Yes Sir, That's My Baby!
Sanders
By Debbi K. Swanson
Beverly Sanders is known to many from TV as the Arm & Hammer spokeswoman for 10 years and as Rhoda’s eternally pregnant neighbor Easy Susie. In real life, she was not easily detoured from what she wanted -- a baby.
She brings her highly entertaining and moving one-woman show to the Fremont Centre Theatre in South Pasadena after its successful premiere in Burbank last year. She’ll have you laughing, crying, and getting just plain angry at the insanity of the adoption process as she tells of her attempts to have and to adopt a child more than 15 years ago.
The story is still as topical today as then because the experience is timeless, and the horrors of adoption/child welfare laws still make news.
She opens up by asking an audience member to take her picture -- for the adoption auditions she’s about to pursue. How appropriate for an actress to have to audition for the part of mother. Let’s face it, life is one big audition for one thing or another in one way or another. The process was especially ironic for Sanders who had played the part of being pregnant for so long.

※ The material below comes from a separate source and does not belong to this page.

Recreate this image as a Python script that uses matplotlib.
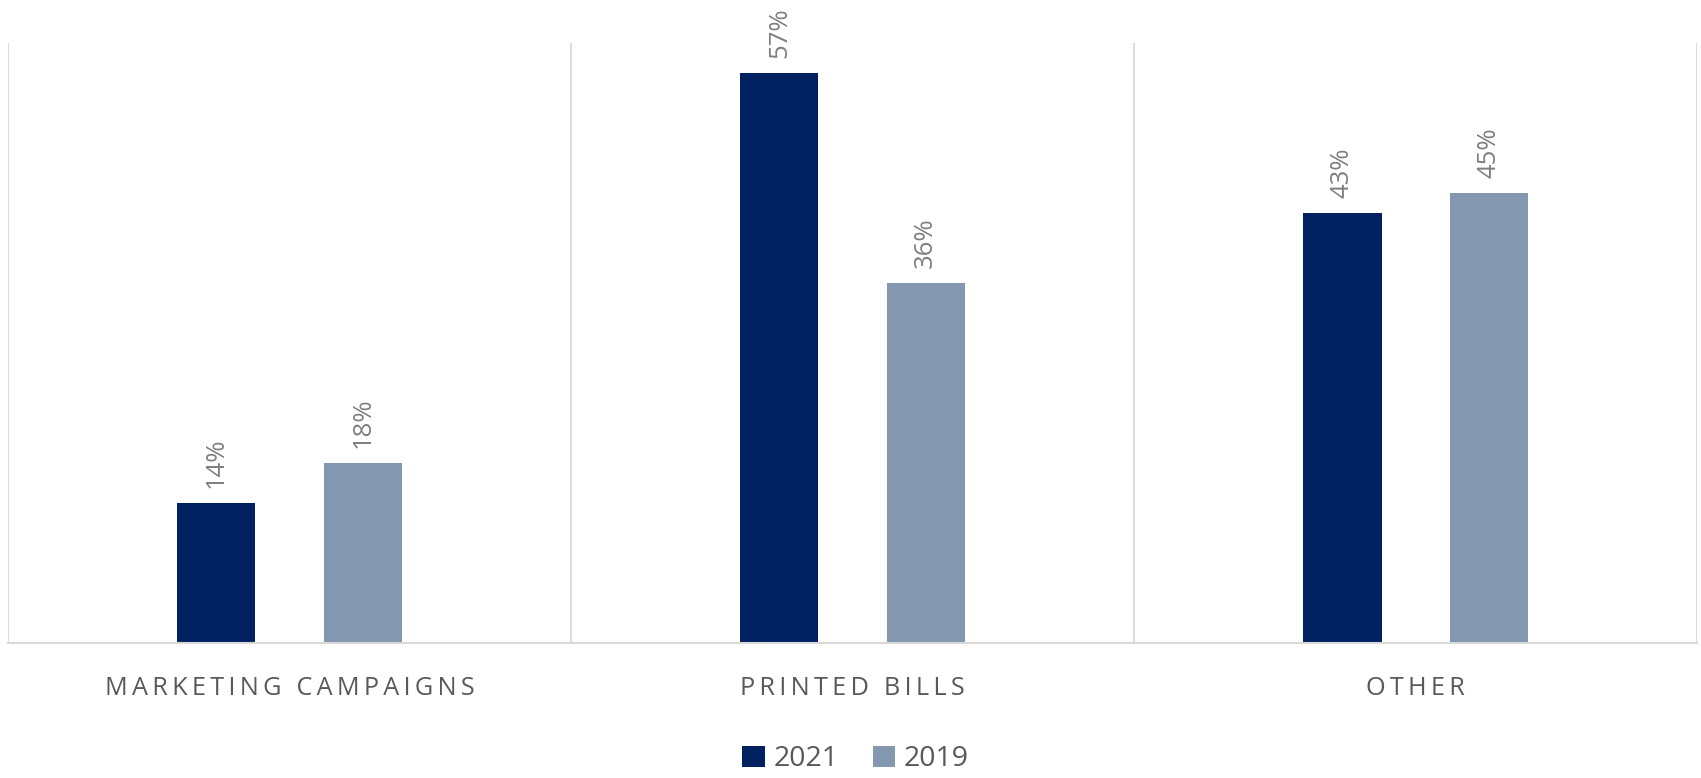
import matplotlib.pyplot as plt
import numpy as np

categories = ['MARKETING CAMPAIGNS', 'PRINTED BILLS', 'OTHER']
series_names = ['2021', '2019']
values_2021 = [14, 57, 43]
values_2019 = [18, 36, 45]
colors = ['#002060', '#8497B0']

plt.rcParams['font.family'] = ['Open Sans', 'DejaVu Sans']

fig = plt.figure(figsize=(17.01, 7.78), dpi=100)
ax = fig.add_axes([0.0047, 0.1735, 0.993, 0.771])

x = np.arange(len(categories))
width = 0.139
offset = 0.13

for vals, name, col, sign in zip([values_2021, values_2019], series_names, colors, [-1, 1]):
    bars = ax.bar(x + sign * offset, vals, width, color=col, label=name)
    for b, v in zip(bars, vals):
        ax.annotate(f'{v}%', (b.get_x() + b.get_width() / 2, v),
                    xytext=(0, 11), textcoords='offset points',
                    rotation=90, ha='center', va='bottom',
                    fontsize=18.5, color='#7f7f7f')

ax.set_xlim(-0.5, 2.5)
ax.set_ylim(0, 60)

# category separators
for xv in [-0.5, 0.5, 1.5, 2.5]:
    ax.axvline(xv, color='#d9d9d9', lw=1.3, zorder=0)

for s in ['top', 'left', 'right']:
    ax.spines[s].set_visible(False)
ax.spines['bottom'].set_color('#d9d9d9')
ax.spines['bottom'].set_linewidth(1.5)

ax.set_yticks([])
ax.set_xticks(x)
ax.set_xticklabels(['\u2009'.join(c) for c in categories], fontsize=18.2, color='#595959')
ax.tick_params(axis='x', length=0, pad=24)

fig.legend(loc='center', bbox_to_anchor=(0.503, 0.024), ncol=2, frameon=False,
           fontsize=20.5, labelcolor='#595959', handlelength=0.8, handleheight=0.8,
           handletextpad=0.3, columnspacing=1.2, borderpad=0.2)

fig.savefig('out.png', dpi=100)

Starting out lighthearted, the tone soon changes as she tells of first trying to get pregnant, but at 40+ the hormones and eggs just weren’t cooperating. So, after humiliating herself and her husband in this process, it was time to go through the even more tortured path of adoption bureaucracies and private attorneys where the laws surrounding the rights of parents and children make those going through the system actually feel insane.
Sanders, with warmth and honesty, reveals intensely personal moments of embarrassment, such as sperm collection. Another the painful moment occurred when she and her musician husband were forced to return a baby they had come to love after three months to a teenage mother who’d changed her mind. Making it even worse is the mother was living with a man who’d been banned by the courts from seeing his own three children for his irresponsibility. See? Child protection laws will make you insane.
Unlike other stories, such as The Baby Dance where the mission to have a child nearly destroys the people involved, Sanders and her husband were destined to succeed. So in true Hollywood style, they lived happily ever after -- except for the menopause. This is one one-woman show that’s more than worth your time.